Cats clawing on furniture and other household furnishings may be purely destructive behavior from your point of view, but not from your cat’s point of view. To them, it’s natural behavior, following a need to keep their claws in top shape, communicate territory boundaries, and provide a form of exercise. Because scratching is a natural activity for cats, protecting your furniture and other household goods may take a little ingenuity and effort on your behalf but is not impossible.
Understand Your Cat’s Behavior
Once you know why your kitty is scratching up your furniture, you can formulate a plan to protect your home. So, here’s a little more insight into why cats scratch.
- Grooming and nail health: Scratching helps cats and kittens sharpen their claws and shed dead skin.

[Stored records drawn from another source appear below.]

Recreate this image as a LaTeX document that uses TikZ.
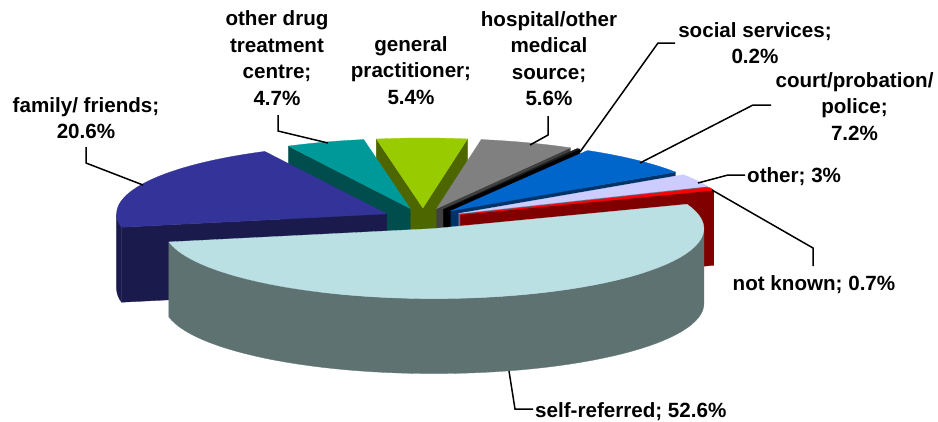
\documentclass[tikz,border=0pt]{standalone}
\usepackage{fontspec}
\setmainfont{Liberation Sans}
\definecolor{selftop}{HTML}{BAE0E3}
\definecolor{selfside}{HTML}{5F7272}
\definecolor{famtop}{HTML}{333399}
\definecolor{famside}{HTML}{1A1A4D}
\definecolor{drugtop}{HTML}{009999}
\definecolor{drugside}{HTML}{004D4D}
\definecolor{gptop}{HTML}{99CC00}
\definecolor{gpside}{HTML}{4D6600}
\definecolor{hosptop}{HTML}{808080}
\definecolor{hospside}{HTML}{404040}
\definecolor{soctop}{HTML}{1A1A1A}
\definecolor{socside}{HTML}{000000}
\definecolor{courttop}{HTML}{0066CC}
\definecolor{courtside}{HTML}{003366}
\definecolor{othtop}{HTML}{CCCCFF}
\definecolor{othside}{HTML}{66667F}
\definecolor{nktop}{HTML}{FF0000}
\definecolor{nkside}{HTML}{800000}
% #1 u-offset, #2 v-offset, #3 start angle, #4 end angle, #5 colour
\newcommand\pietop[5]{\fill[#5,draw=#5,line width=0.3pt] (#1,#2,0) -- plot[domain=#3:#4,samples=60] ({#1+cos(\x)},{#2+sin(\x)},0) -- cycle;}
\newcommand\piewall[5]{\fill[#5,draw=#5,line width=0.3pt] plot[domain=#3:#4,samples=60] ({#1+cos(\x)},{#2+sin(\x)},0) -- plot[domain=#4:#3,samples=60] ({#1+cos(\x)},{#2+sin(\x)},-1) -- cycle;}
% #1 u-offset, #2 v-offset, #3 angle, #4 colour
\newcommand\pieside[4]{\fill[#4,draw=#4,line width=0.3pt] (#1,#2,0) -- ({#1+cos(#3)},{#2+sin(#3)},0) -- ({#1+cos(#3)},{#2+sin(#3)},-1) -- (#1,#2,-1) -- cycle;}
\begin{document}
\begin{tikzpicture}[x=1pt,y=-1pt,
  leader/.style={line width=1.5pt,black},
  lab/.style={font=\fontsize{20.6}{26.5}\selectfont\bfseries,align=center,inner sep=0pt,text=black}]
\useasboundingbox (0,0) rectangle (938,421);
\fill[white] (0,0) rectangle (938,421);
\begin{scope}[shift={(423,218.5)},x={(270pt,0pt)},y={(0pt,70pt)},z={(0pt,75pt)}]
% general practitioner
\pieside{-0.0005}{0.15}{80.48}{gpside}
\pieside{-0.0005}{0.15}{99.92}{gpside}
\pietop{-0.0005}{0.15}{80.48}{99.92}{gptop}
% other drug treatment centre
\pieside{-0.0473}{0.1424}{116.84}{drugside}
\pietop{-0.0473}{0.1424}{99.92}{116.84}{drugtop}
% hospital
\pieside{0.0503}{0.1413}{60.32}{hospside}
\pietop{0.0503}{0.1413}{60.32}{80.48}{hosptop}
% social services
\pieside{0.0751}{0.1299}{59.6}{socside}
\pietop{0.0751}{0.1299}{59.6}{60.32}{soctop}
% court
\pieside{0.1030}{0.1090}{33.68}{courtside}
\pietop{0.1030}{0.1090}{33.68}{59.6}{courttop}
% other
\pieside{0.1321}{0.0711}{22.88}{othside}
\pietop{0.1321}{0.0711}{22.88}{33.68}{othtop}
% not known
\pieside{0.1394}{0.0553}{20.36}{nkside}
\pietop{0.1394}{0.0553}{20.36}{22.88}{nktop}
% family
\piewall{-0.1347}{0.0660}{180}{191}{famside}
\pieside{-0.1347}{0.0660}{191}{famside}
\pietop{-0.1347}{0.0660}{116.84}{191}{famtop}
% self-referred
\piewall{0.0405}{-0.1444}{191}{360}{selfside}
\pietop{0.0405}{-0.1444}{191}{380.36}{selftop}
\end{scope}
% labels
\node[lab,anchor=north] (famlab) at (86,93.5) {\strut family/ friends;\\20.6\%};
\node[lab,anchor=north] (druglab) at (277,7) {\strut other drug\\treatment\\centre;\\4.7\%};
\node[lab,anchor=north] (gplab) at (411,32.5) {\strut general\\practitioner;\\5.4\%};
\node[lab,anchor=north] (hosplab) at (549,7.5) {\strut hospital/other\\medical\\source;\\5.6\%};
\node[lab,anchor=north] (soclab) at (755,18.5) {\strut social services;\\0.2\%};
\node[lab,anchor=north] (courtlab) at (854.5,68.5) {\strut court/probation/\\police;\\7.2\%};
\node[lab,anchor=base west] (othlab) at (747,182) {other; 3\%};
\node[lab,anchor=base] (nklab) at (814,290) {not known; 0.7\%};
\node[lab,anchor=base west] (selflab) at (535,417) {self-referred; 52.6\%};
% leader coordinates
\coordinate (famA) at (143,185); \coordinate (famB) at (86,163); \coordinate (famC) at (86,147);
\coordinate (drugA) at (328,143); \coordinate (drugB) at (278,131); \coordinate (drugC) at (278,115);
\coordinate (hospA) at (530,145); \coordinate (hospB) at (548,135); \coordinate (hospC) at (548,116);
\coordinate (socA) at (580,152); \coordinate (socB) at (658,43); \coordinate (socC) at (675,43);
\coordinate (courtA) at (640,163); \coordinate (courtB) at (753,105); \coordinate (courtC) at (771,105);
\coordinate (othA) at (698,183); \coordinate (othB) at (728,175); \coordinate (othC) at (745,175);
\coordinate (nkA) at (712,190); \coordinate (nkB) at (813,248); \coordinate (nkC) at (813,266);
\coordinate (selfA) at (509,371); \coordinate (selfB) at (515,409); \coordinate (selfC) at (533,409);
\draw[leader] (famA) -- (famB) -- (famC);
\draw[leader] (drugA) -- (drugB) -- (drugC);
\draw[leader] (hospA) -- (hospB) -- (hospC);
\draw[leader] (socA) -- (socB) -- (socC);
\draw[leader] (courtA) -- (courtB) -- (courtC);
\draw[leader] (othA) -- (othB) -- (othC);
\draw[leader] (nkA) -- (nkB) -- (nkC);
\draw[leader] (selfA) -- (selfB) -- (selfC);
\end{tikzpicture}
\end{document}
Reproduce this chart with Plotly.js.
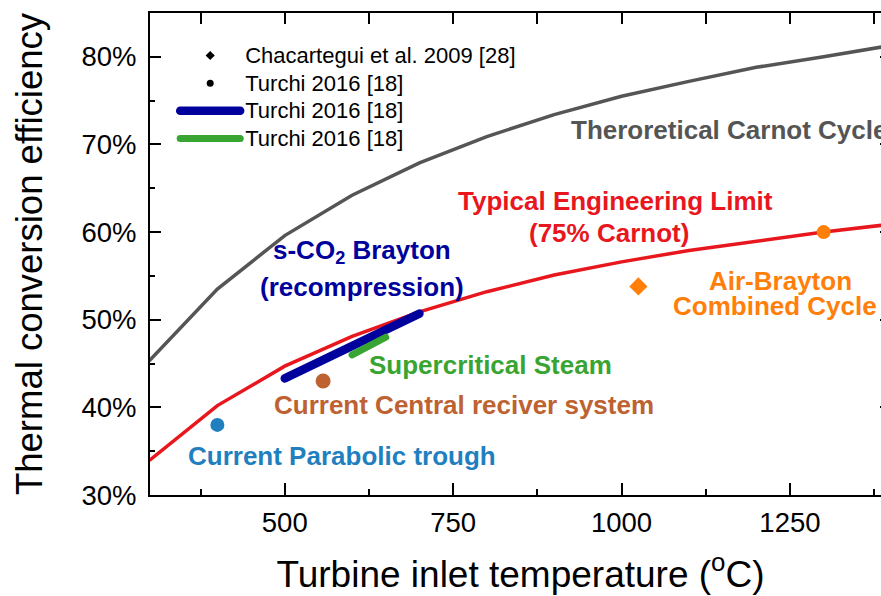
<!DOCTYPE html>
<html>
<head>
<meta charset="utf-8">
<script src="https://cdn.plot.ly/plotly-3.0.1.min.js"></script>
<style>
  html, body { margin: 0; padding: 0; overflow: hidden; background: #fff; }
  #chart { width: 891px; height: 596px; }
  .js-line { stroke-linecap: round; }
</style>
</head>
<body>
<div id="chart"></div>
<script>
// Turbine inlet temperature grid (°C) for the efficiency limit curves
const tempGrid = [300, 400, 500, 600, 700, 800, 900, 1000, 1100, 1200, 1300, 1400];
// Theoretical Carnot efficiency (%)
const carnotEff = [45.4, 53.5, 59.6, 64.2, 67.9, 70.9, 73.4, 75.5, 77.2, 78.8, 80.0, 81.3];
// Typical engineering limit, 75% of Carnot (%)
const engLimitEff = [34.0, 40.2, 44.7, 48.1, 50.9, 53.2, 55.1, 56.6, 57.9, 59.0, 60.0, 60.9];

// s-CO2 recompression Brayton (Turchi 2016)
const sco2Temp = [500, 600, 700];
const sco2Eff = [43.3, 47.0, 50.7];
// Supercritical steam (Turchi 2016)
const steamTemp = [600, 650];
const steamEff = [46.0, 48.0];

// Single operating points
const troughTemp = [400];
const troughEff = [38.0];
const centralTemp = [557];
const centralEff = [43.0];
const airBraytonCcTemp = [1025];
const airBraytonCcEff = [53.8];
const airBraytonTemp = [1300];
const airBraytonEff = [60.0];

// Legend entries (source references)
const legendLabels = ['Chacartegui et al. 2009 [28]', 'Turchi 2016 [18]', 'Turchi 2016 [18]', 'Turchi 2016 [18]'];

const FONT = 'Liberation Sans, Arial, Helvetica, sans-serif';
const X_RANGE = [300, 1400];
const Y_RANGE = [30, 85];
const C = {
  carnot: '#555555', limit: '#e8161d', sco2: '#00009c', steam: '#38a532',
  central: '#bd6230', trough: '#1f7fbf', air: '#ff7f0a'
};

// legend text is drawn larger than the legend's own font so rows stay tightly packed
const legendName = s => '<span style="font-size:22px">' + s + '</span>';

const traces = [
  { x: tempGrid, y: carnotEff, mode: 'lines', line: { color: C.carnot, width: 3.5 }, showlegend: false, hoverinfo: 'skip' },
  { x: tempGrid, y: engLimitEff, mode: 'lines', line: { color: C.limit, width: 3.5 }, showlegend: false, hoverinfo: 'skip' },
  { x: sco2Temp, y: sco2Eff, mode: 'lines', line: { color: C.sco2, width: 8.5 }, showlegend: false },
  { x: steamTemp, y: steamEff, mode: 'lines', line: { color: C.steam, width: 7 }, showlegend: false },
  { x: troughTemp, y: troughEff, mode: 'markers', marker: { color: C.trough, size: 14, symbol: 'circle' }, showlegend: false },
  { x: centralTemp, y: centralEff, mode: 'markers', marker: { color: C.central, size: 15, symbol: 'circle' }, showlegend: false },
  { x: airBraytonCcTemp, y: airBraytonCcEff, mode: 'markers', marker: { color: C.air, size: 14, symbol: 'diamond' }, showlegend: false },
  { x: airBraytonTemp, y: airBraytonEff, mode: 'markers', marker: { color: C.air, size: 14, symbol: 'circle' }, showlegend: false },
  // legend keys
  { x: [null], y: [null], name: legendName(legendLabels[0]), mode: 'markers', marker: { color: '#000', size: 7, symbol: 'diamond' } },
  { x: [null], y: [null], name: legendName(legendLabels[1]), mode: 'markers', marker: { color: '#000', size: 7, symbol: 'circle' } },
  { x: [null], y: [null], name: legendName(legendLabels[2]), mode: 'lines', line: { color: C.sco2, width: 8.5 } },
  { x: [null], y: [null], name: legendName(legendLabels[3]), mode: 'lines', line: { color: C.steam, width: 7 } },
  // empty traces that bind the minor-tick axes
  { x: [null], y: [null], xaxis: 'x3', yaxis: 'y', showlegend: false, hoverinfo: 'skip' },
  { x: [null], y: [null], xaxis: 'x', yaxis: 'y2', showlegend: false, hoverinfo: 'skip' },
  { x: [null], y: [null], xaxis: 'x2', yaxis: 'y', showlegend: false, hoverinfo: 'skip' }
];

function ann(text, x, y, color, xanchor) {
  return {
    text: '<b>' + text + '</b>', x: x, y: y, xref: 'x', yref: 'y',
    xanchor: xanchor || 'center', yanchor: 'middle', showarrow: false,
    font: { family: FONT, size: 26, color: color }
  };
}

// plain tick-only axis (no labels, no line)
function tickAxis(extra) {
  return Object.assign({
    showticklabels: false, showgrid: false, zeroline: false, showline: false,
    ticks: 'inside', tickwidth: 2, tickcolor: '#000'
  }, extra);
}

const layout = {
  width: 891, height: 596,
  margin: { l: 150, r: 0, t: 13, b: 101 },
  paper_bgcolor: '#fff', plot_bgcolor: '#fff',
  font: { family: FONT, color: '#000' },
  showlegend: true,
  legend: {
    x: 0.034, y: 0.951, xanchor: 'left', yanchor: 'top',
    bgcolor: 'rgba(0,0,0,0)', borderwidth: 0,
    font: { family: FONT, size: 19, color: '#000' },
    itemwidth: 60, tracegroupgap: 0
  },
  xaxis: {
    range: X_RANGE, tick0: 0, dtick: 250,
    showline: true, linecolor: '#000', linewidth: 2, mirror: false,
    ticks: 'inside', ticklen: 12, tickwidth: 2, tickcolor: '#000',
    showgrid: false, zeroline: false,
    tickfont: { family: FONT, size: 27.5, color: '#000' },
    ticklabelstandoff: 2,
    title: { text: 'Turbine inlet temperature (<sup>o</sup>C)', font: { family: FONT, size: 37, color: '#000' }, standoff: 24 }
  },
  // minor ticks along the bottom
  xaxis3: tickAxis({ overlaying: 'x', anchor: 'y', side: 'bottom', range: X_RANGE, tick0: 375, dtick: 250, ticklen: 6 }),
  // top frame with evenly sized ticks
  xaxis2: tickAxis({
    overlaying: 'x', anchor: 'y', side: 'top', range: X_RANGE, tick0: 375, dtick: 125, ticklen: 11,
    showline: true, linecolor: '#000', linewidth: 2
  }),
  yaxis: {
    range: Y_RANGE, tick0: 0, dtick: 10, ticksuffix: '%',
    showline: true, linecolor: '#000', linewidth: 2, mirror: 'ticks',
    ticks: 'inside', ticklen: 11, tickwidth: 2, tickcolor: '#000',
    showgrid: false, zeroline: false,
    tickfont: { family: FONT, size: 27.5, color: '#000' },
    ticklabelstandoff: 6,
    title: { text: 'Thermal conversion efficiency', font: { family: FONT, size: 36.5, color: '#000' }, standoff: 28 }
  },
  // minor ticks along the left side
  yaxis2: tickAxis({ overlaying: 'y', anchor: 'x', side: 'left', range: Y_RANGE, tick0: 35, dtick: 10, ticklen: 5 }),
  annotations: [
    ann('Theroretical Carnot Cycle', 921.5, 71.65, C.carnot, 'left'),
    ann('Typical Engineering Limit', 990.3, 63.55, C.limit),
    ann('(75% Carnot)', 982.1, 59.9, C.limit),
    ann('s-CO<sub>2</sub> Brayton', 615.3, 57.84, C.sco2),
    ann('(recompression)', 614.7, 53.73, C.sco2),
    ann('Air-Brayton', 1236, 54.42, C.air),
    ann('Combined Cycle', 1227.9, 51.57, C.air),
    ann('Supercritical Steam', 806.2, 44.83, C.steam),
    ann('Current Central reciver system', 766.2, 40.27, C.central),
    ann('Current Parabolic trough', 585.0, 34.45, C.trough)
  ]
};

Plotly.newPlot('chart', traces, layout, { staticPlot: true, displayModeBar: false });
</script>
</body>
</html>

If your cat is scratching a lot, you may need to trim their nails or get a new scratching post.
- Communication: As much as you wish your furry friend could simply open their mouth and tell you how they feel, they can’t. This is why cats use scratching as a method of communication. Sometimes, your cat will scratch if they’re excited, stressed, or just feeling good. They could also want attention, or to be fed. Just like dogs, cats also feel the need to mark their territory, and they do this by scratching.
How to prevent your Cat from Scratching
While you can’t remove your kitty’s instinct to scratch, you can prevent them from utterly destroying your furniture. Here are a few ways to keep cats from scratching furniture and other items.
- Get a Scratcher – One of the best things you can do to prevent cats from scratching furniture is to give them something else to scratch instead. A cat scratcher can help redirect your kitty’s claws to something that’s OK to scratch, rather than your brand-new sofa.
- Furniture Guards – If, after getting a nice scratcher, your feline is still clawing your furniture, it may be time to try furniture guards. Cats enjoy scratching surfaces with certain textures, so covering your kitty’s favorite scratching spot with something like slick vinyl is a good deterrent. You can make inappropriate scratching less fun by covering highly scratched areas on your furniture in something your cat won’t enjoy clawing, such as:
- Double-sided tape
- Plastic or vinyl
- Aluminum foil
- Citrus spray
- Nail Trims and Claw Caps – Most kitties need their nails trimmed at least every two weeks. For safe nail trimming, follow these steps:
- Choose a quiet room or enclosed space and keep your cat comfortable.
- Gently massage your kitty’s paws first to desensitize them to your touch.
- Only trim the white part of the claw.
- Reward your kitty with a treat and take breaks if needed.
You can also try going one step further, by using plastic nail caps to protect your furniture from those sharp claws. The drawback of nail caps is that they sometimes fall off, and of course, some felines do not find them comfortable.